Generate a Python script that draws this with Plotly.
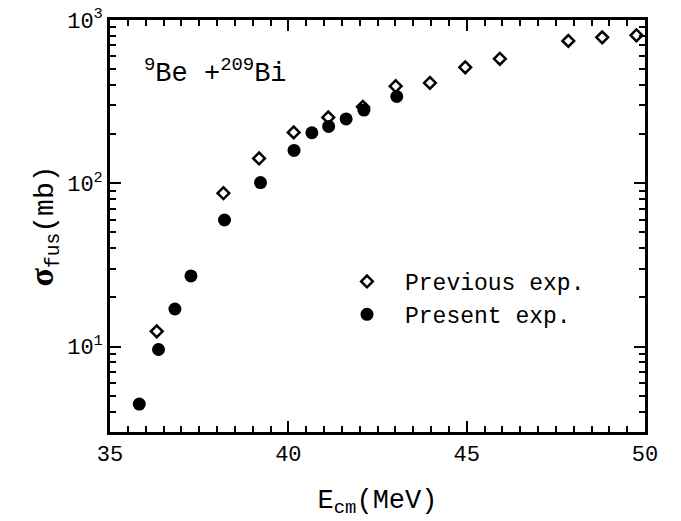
import plotly.graph_objects as go
import numpy as np

# Data
prev_E = [36.31, 38.18, 39.18, 40.15, 41.12, 42.09, 43.01, 43.97, 44.96, 45.93, 47.85, 48.80, 49.76]
prev_sigma = [12.4, 87, 142, 205, 253, 294, 393, 412, 513, 579, 745, 783, 806]

pres_E = [35.82, 36.36, 36.82, 37.27, 38.21, 39.22, 40.16, 40.66, 41.13, 41.62, 42.12, 43.04]
pres_sigma = [4.45, 9.6, 17.0, 27.1, 59.6, 101, 159, 204, 223, 248, 281, 340]

x_ticks = [35, 40, 45, 50]
x_ticklabels = ["35", "40", "45", "50"]
y_ticks = [10, 100, 1000]
y_ticklabels = ["10<sup>1</sup>", "10<sup>2</sup>", "10<sup>3</sup>"]

FONT = "Liberation Mono, Courier New, monospace"

fig = go.Figure()
fig.add_trace(go.Scatter(
    x=prev_E, y=prev_sigma, mode="markers", name="Previous exp.",
    marker=dict(symbol="diamond-open", size=9, color="black", line=dict(width=2.5, color="black")),
))
fig.add_trace(go.Scatter(
    x=pres_E, y=pres_sigma, mode="markers", name="Present exp.",
    marker=dict(symbol="circle", size=13, color="black"),
))

x_minor = [v for v in np.arange(35, 50.01, 0.5) if v not in x_ticks]
y_minor = [m * 10 ** d for d in range(0, 3) for m in range(2, 10) if 3 <= m * 10 ** d < 1000]

axis_common = dict(
    showline=True, linecolor="black", linewidth=2.5, mirror="ticks",
    ticks="inside", ticklen=11, tickwidth=2, tickcolor="black",
    showgrid=False, zeroline=False, automargin=False, ticklabeloverflow="allow",
    tickfont=dict(family=FONT, size=22, color="black"),
)

fig.update_layout(
    template="none",
    width=681, height=521,
    margin=dict(l=110, r=36, t=20, b=89),
    paper_bgcolor="white", plot_bgcolor="white",
    font=dict(family=FONT, color="black"),
    xaxis=dict(
        range=[35, 50], tickvals=x_ticks, ticktext=x_ticklabels,
        minor=dict(tickvals=x_minor, ticks="inside", ticklen=6, tickwidth=2, tickcolor="black"),
        title=dict(text="E<sub>cm</sub>(MeV)", font=dict(family=FONT, size=27, color="black"), standoff=22),
        **axis_common,
    ),
    yaxis=dict(
        type="log", range=[np.log10(3), 3], tickvals=y_ticks, ticktext=y_ticklabels,
        minor=dict(tickvals=y_minor, ticks="inside", ticklen=6, tickwidth=2, tickcolor="black"),
        title=dict(
            text="<span style='font-family:Liberation Serif;font-weight:bold;font-size:34px'>σ</span><sub>fus</sub>(mb)",
            font=dict(family=FONT, size=28, color="black"), standoff=6,
        ),
        **axis_common,
    ),
    showlegend=True,
    legend=dict(
        x=(329 - 110) / 535, y=(432 - 260) / 412, xanchor="left", yanchor="top",
        bgcolor="rgba(0,0,0,0)", borderwidth=0, itemwidth=66,
        font=dict(family=FONT, size=23, color="black"),
    ),
    annotations=[dict(
        x=0.06, y=0.875, xref="paper", yref="paper", xanchor="left", yanchor="middle",
        text="<sup>9</sup>Be +<sup>209</sup>Bi", showarrow=False,
        font=dict(family=FONT, size=27, color="black"),
    )],
)

fig.write_html(
    "out.html",
    config={"displayModeBar": False},
    post_script="document.body.style.margin='0';document.body.style.overflow='hidden';",
)
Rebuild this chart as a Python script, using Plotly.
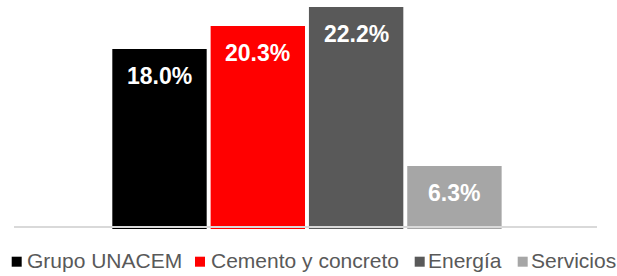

----

■ WHAT NEEDS TO BE DONE ■
Please quote the lines of the material, beginning with the first and ending with the one that contains "import numpy as np", exactly as written and without any pictures.

■ TASK RESULT ■
Generate a Python script that draws this with Plotly.
import plotly.graph_objects as go
import numpy as np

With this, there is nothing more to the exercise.